Вместе с тем очистительная расправа с собственным миросозерцанием, потребовав честности и немалого мужества, для самого писателя была чревата жестокими потерями. Она неизбежно устраняла заслоны, оберегавшие его былой гуманизм от поглощения болезненным скепсисом и мизантропией. Ведь доверие к человеку прежде у Камю метафизически обосновывалось как раз восстанием против "судьбы" – против светски обозначенного Божественного промысла, скомпрометировавшего себя в никуда не годном творении. В "Мифе о Сизифе" религиозная вера отвергалась как философское самоубийство мятежа против нелепицы сущего, и мятеж этот служил залогом несломленности, гордого достоинства смертных перед лицом их жестокого удела. В "Чуме" врачевание тоже было "противоверой", соперничеством с приниженным лобзанием длани карающей. И вот когда сохранявшее свою христианскую природу безбожие, развив заложенные в нем и поначалу не слишком заметные слабости, рухнуло, вместе с ним потерпела крушение и подпираемая им гуманистическая надстройка. Все грешны, и я в первую очередь, – вынужден был теперь подхватить Камю проповедь святого отца из "Чумы", столь не нравившуюся его тогдашним богоотступникам. При всех оговорках хронику чумного года еще питал родник, в котором врачеватели черпали если не надежду излечить страждущих, то добрую волю врачевать. Спустя десять лет, в пору "Падения", этот родник как будто иссяк.
В самой атмосфере и даже стилистике последней повести Камю это отчетливо сказалось. Амстердам "Падения" – прямая противоположность Алжиру, куда, за редкими исключениями, переносили почти все предшествующие прозаические вещи Камю. Голландия, как она рисуется удалившемуся сюда на покаяние лжепророку, – задворки материка "блудников и глотателей газет", последний круг "буржуазного ада… населенного дурными снами" (I, 1481). На это дно стекаются отовсюду те, кто изменял ближним, тираня их равнодушием и самодовольством, кто однажды был выбит из колеи, стал отщепенцем и теперь хочет затеряться в промозглых туманах, которые наползают тут с моря на сушу, точно пар из стирального бака.
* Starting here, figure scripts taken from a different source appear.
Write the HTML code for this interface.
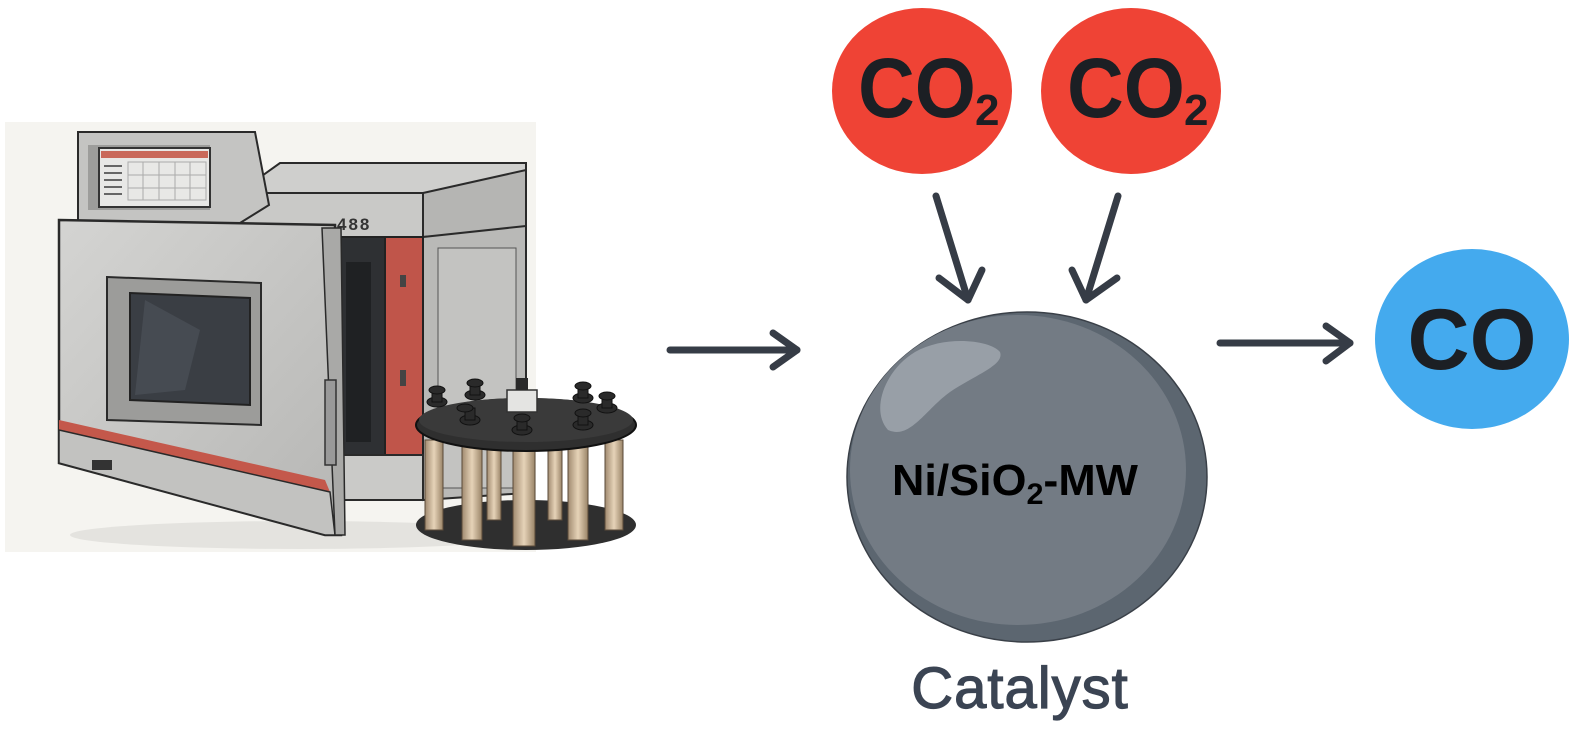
<!DOCTYPE html>
<html><head><meta charset="utf-8"><style>
html,body{margin:0;padding:0;background:#fff;}
svg{display:block;}
</style></head><body>
<svg width="1578" height="731" viewBox="0 0 1578 731" xmlns="http://www.w3.org/2000/svg" font-family="Liberation Sans, sans-serif">
<defs>
<linearGradient id="door" x1="0" y1="0" x2="1" y2="1"><stop offset="0" stop-color="#d4d4d2"/><stop offset="1" stop-color="#b6b6b4"/></linearGradient>
<linearGradient id="tube" x1="0" x2="1"><stop offset="0" stop-color="#a08a70"/><stop offset="0.5" stop-color="#e6d3b8"/><stop offset="1" stop-color="#9a8468"/></linearGradient>
</defs>
<rect x="5" y="122" width="531" height="430" fill="#f5f4f0"/>
<ellipse cx="300" cy="535" rx="230" ry="14" fill="#e4e3df"/>
<polygon points="238,193 280,163 526,163 526,193 423,237 238,237" fill="#cfcfcd" stroke="#2a2a2a" stroke-width="2"/>
<polygon points="238,193 423,193 423,237 238,237" fill="#c9c9c7" stroke="#2a2a2a" stroke-width="2"/>
<polygon points="423,193 526,170 526,230 423,237" fill="#b5b5b3" stroke="#2a2a2a" stroke-width="2"/>
<text x="337" y="230" font-size="17" font-weight="bold" fill="#333" letter-spacing="2">488</text>
<polygon points="423,237 526,226 526,493 423,500" fill="#b9b9b7" stroke="#2a2a2a" stroke-width="2"/>
<rect x="438" y="248" width="78" height="240" fill="#c3c3c1" stroke="#555" stroke-width="1"/>
<rect x="341" y="237" width="44" height="218" fill="#2e3033" stroke="#222" stroke-width="2"/>
<rect x="346" y="262" width="25" height="180" fill="#1f2123"/>
<rect x="385" y="237" width="38" height="218" fill="#c0554a" stroke="#222" stroke-width="2"/>
<rect x="400" y="275" width="6" height="12" fill="#444"/>
<rect x="400" y="370" width="6" height="16" fill="#444"/>
<rect x="341" y="455" width="82" height="45" fill="#cacac8" stroke="#2a2a2a" stroke-width="2"/>
<polygon points="78,132 255,132 269,205 240,223 78,223" fill="#c4c4c2" stroke="#2a2a2a" stroke-width="2"/>
<polygon points="88,145 210,145 210,210 88,210" fill="#9d9d9b"/>
<rect x="99" y="148" width="111" height="59" fill="#e8e8e6" stroke="#333" stroke-width="2"/>
<rect x="101" y="151" width="107" height="7" fill="#c9695a"/>
<g stroke="#aaa" stroke-width="1" fill="none">
<rect x="128" y="162" width="78" height="38"/>
<line x1="128" y1="175" x2="206" y2="175"/><line x1="128" y1="188" x2="206" y2="188"/>
<line x1="143" y1="162" x2="143" y2="200"/><line x1="159" y1="162" x2="159" y2="200"/><line x1="175" y1="162" x2="175" y2="200"/><line x1="190" y1="162" x2="190" y2="200"/>
</g>
<g stroke="#666" stroke-width="2"><line x1="104" y1="166" x2="122" y2="166"/><line x1="104" y1="173" x2="122" y2="173"/><line x1="104" y1="180" x2="122" y2="180"/><line x1="104" y1="187" x2="122" y2="187"/><line x1="104" y1="194" x2="122" y2="194"/></g>
<polygon points="59,220 335,225 341,535 325,535 59,463" fill="url(#door)" stroke="#2a2a2a" stroke-width="2.5"/>
<polygon points="59,420 325,480 330,492 59,430" fill="#c4584b"/>
<polygon points="59,430 330,492 335,535 325,535 59,463" fill="#c2c2c0" stroke="#2a2a2a" stroke-width="1.5"/>
<polygon points="322,228 341,228 345,535 335,535" fill="#a9a9a7" stroke="#2a2a2a" stroke-width="1.5"/>
<rect x="325" y="380" width="11" height="85" fill="#999" stroke="#333" stroke-width="1.5"/>
<rect x="92" y="460" width="20" height="10" fill="#333"/>
<polygon points="107,277 261,283 261,425 107,420" fill="#9c9c9a" stroke="#2a2a2a" stroke-width="2"/>
<polygon points="130,293 250,298 250,405 130,400" fill="#3a3e44" stroke="#222" stroke-width="2"/>
<polygon points="145,300 200,330 185,390 135,395" fill="#4a4f56" opacity="0.8"/>
<ellipse cx="526" cy="525" rx="110" ry="25" fill="#2f2f2f"/>
<g stroke="#5a4a38" stroke-width="1">
<rect x="425" y="440" width="18" height="90" fill="url(#tube)"/>
<rect x="462" y="445" width="20" height="95" fill="url(#tube)"/>
<rect x="513" y="448" width="22" height="98" fill="url(#tube)"/>
<rect x="568" y="445" width="20" height="95" fill="url(#tube)"/>
<rect x="605" y="440" width="18" height="90" fill="url(#tube)"/>
<rect x="487" y="440" width="14" height="80" fill="url(#tube)"/>
<rect x="548" y="440" width="14" height="80" fill="url(#tube)"/>
</g>
<ellipse cx="526" cy="425" rx="110" ry="26" fill="#2f2f2f" stroke="#111" stroke-width="2"/>
<ellipse cx="526" cy="420" rx="107" ry="22" fill="#3a3a3a"/>
<g fill="#2a2a2a" stroke="#111" stroke-width="1">
<ellipse cx="437" cy="402" rx="10" ry="5"/><rect x="432" y="390" width="10" height="12"/><ellipse cx="437" cy="390" rx="8" ry="4"/>
<ellipse cx="475" cy="395" rx="10" ry="5"/><rect x="470" y="383" width="10" height="12"/><ellipse cx="475" cy="383" rx="8" ry="4"/>
<ellipse cx="470" cy="420" rx="10" ry="5"/><rect x="465" y="408" width="10" height="12"/><ellipse cx="465" cy="408" rx="8" ry="4"/>
<ellipse cx="522" cy="430" rx="10" ry="5"/><rect x="517" y="418" width="10" height="12"/><ellipse cx="522" cy="418" rx="8" ry="4"/>
<ellipse cx="583" cy="398" rx="10" ry="5"/><rect x="578" y="386" width="10" height="12"/><ellipse cx="583" cy="386" rx="8" ry="4"/>
<ellipse cx="607" cy="408" rx="10" ry="5"/><rect x="602" y="396" width="10" height="12"/><ellipse cx="607" cy="396" rx="8" ry="4"/>
<ellipse cx="583" cy="425" rx="10" ry="5"/><rect x="578" y="413" width="10" height="12"/><ellipse cx="583" cy="413" rx="8" ry="4"/>
</g>
<rect x="507" y="390" width="30" height="22" fill="#e4e4e2" stroke="#333" stroke-width="1.5"/>
<rect x="516" y="378" width="12" height="12" fill="#2a2a2a"/>
<g stroke="#363c46" stroke-width="7" stroke-linecap="round" stroke-linejoin="round" fill="none">
<line x1="670" y1="350" x2="797" y2="350"/><polyline points="773,333 797,350 773,367"/>
<line x1="936" y1="196" x2="968" y2="300"/><polyline points="939,278 968,300 982,270"/>
<line x1="1118" y1="196" x2="1086" y2="300"/><polyline points="1072,270 1086,300 1117,278"/>
<line x1="1220" y1="343" x2="1350" y2="343"/><polyline points="1326,326 1350,343 1326,361"/>
</g>
<ellipse cx="922" cy="91" rx="90" ry="83" fill="#ef4335"/>
<ellipse cx="1131" cy="91" rx="90" ry="83" fill="#ef4335"/>
<g font-weight="bold" fill="#1c1f24">
<text x="858" y="117" font-size="84" textLength="118" lengthAdjust="spacingAndGlyphs">CO</text>
<text x="975" y="125" font-size="44">2</text>
<text x="1067" y="117" font-size="84" textLength="118" lengthAdjust="spacingAndGlyphs">CO</text>
<text x="1184" y="125" font-size="44">2</text>
</g>
<ellipse cx="1472" cy="339" rx="97" ry="90" fill="#44aaee"/>
<text x="1472" y="369" font-size="86" font-weight="bold" fill="#1c1f24" text-anchor="middle">CO</text>
<ellipse cx="1027" cy="477" rx="180" ry="165" fill="#5c6670" stroke="#3a4048" stroke-width="1.5"/>
<ellipse cx="1018" cy="470" rx="168" ry="155" fill="#737b84"/>
<path d="M888,430 C870,410 885,370 915,352 C945,335 990,340 1000,352 C1005,365 975,375 950,392 C925,410 910,440 888,430 Z" fill="#9ca3ab" opacity="0.9"/>
<text x="892" y="495" font-size="44" font-weight="bold" fill="#000" textLength="246" lengthAdjust="spacingAndGlyphs">Ni/SiO<tspan font-size="30" dy="9">2</tspan><tspan dy="-9">-MW</tspan></text>
<text x="1020" y="708" font-size="58" fill="#3b4453" stroke="#3b4453" stroke-width="1.2" text-anchor="middle" letter-spacing="1">Catalyst</text>
</svg>
</body></html>
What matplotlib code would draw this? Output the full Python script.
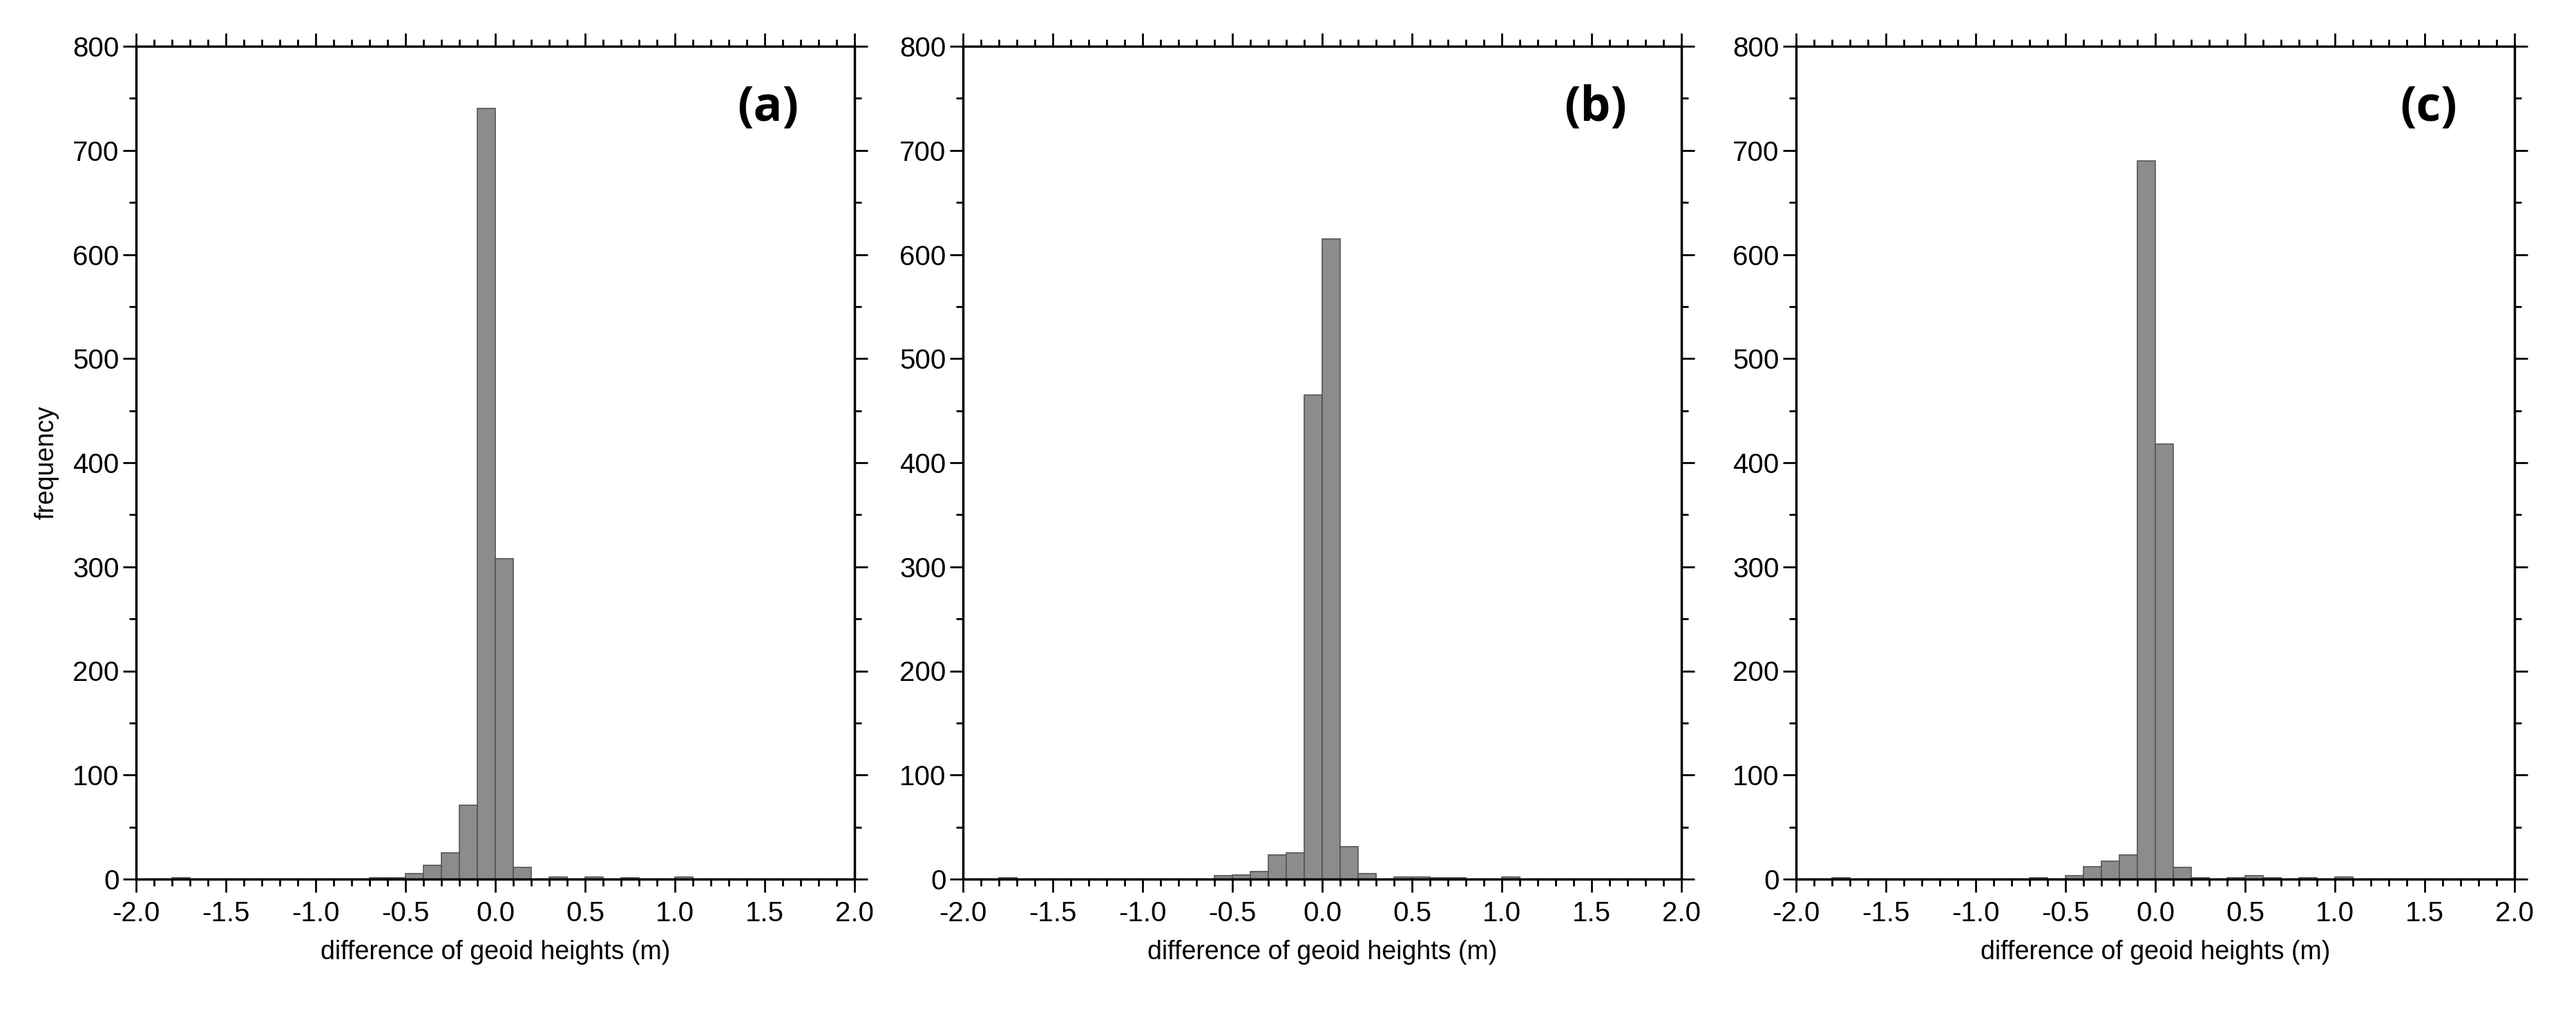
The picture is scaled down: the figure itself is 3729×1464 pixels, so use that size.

За завесой моросящих дождей, в рассеянном мутном свете, среди блеклых грязновато-белесых красок все резкие очертания скрадываются, делаются расплывчатыми – не различить границ вод и тверди, яви и бреда, здоровья и болезни, подвига и преступления, лжи и правды. Точно так же как в обвинительной самозащите, искусно проведенной поверенным в делах портового сброда, не уловить, где кончается исповедь и начинается комедиантство, когда у него душа нараспашку, а когда он ловко петляет, заметая следы.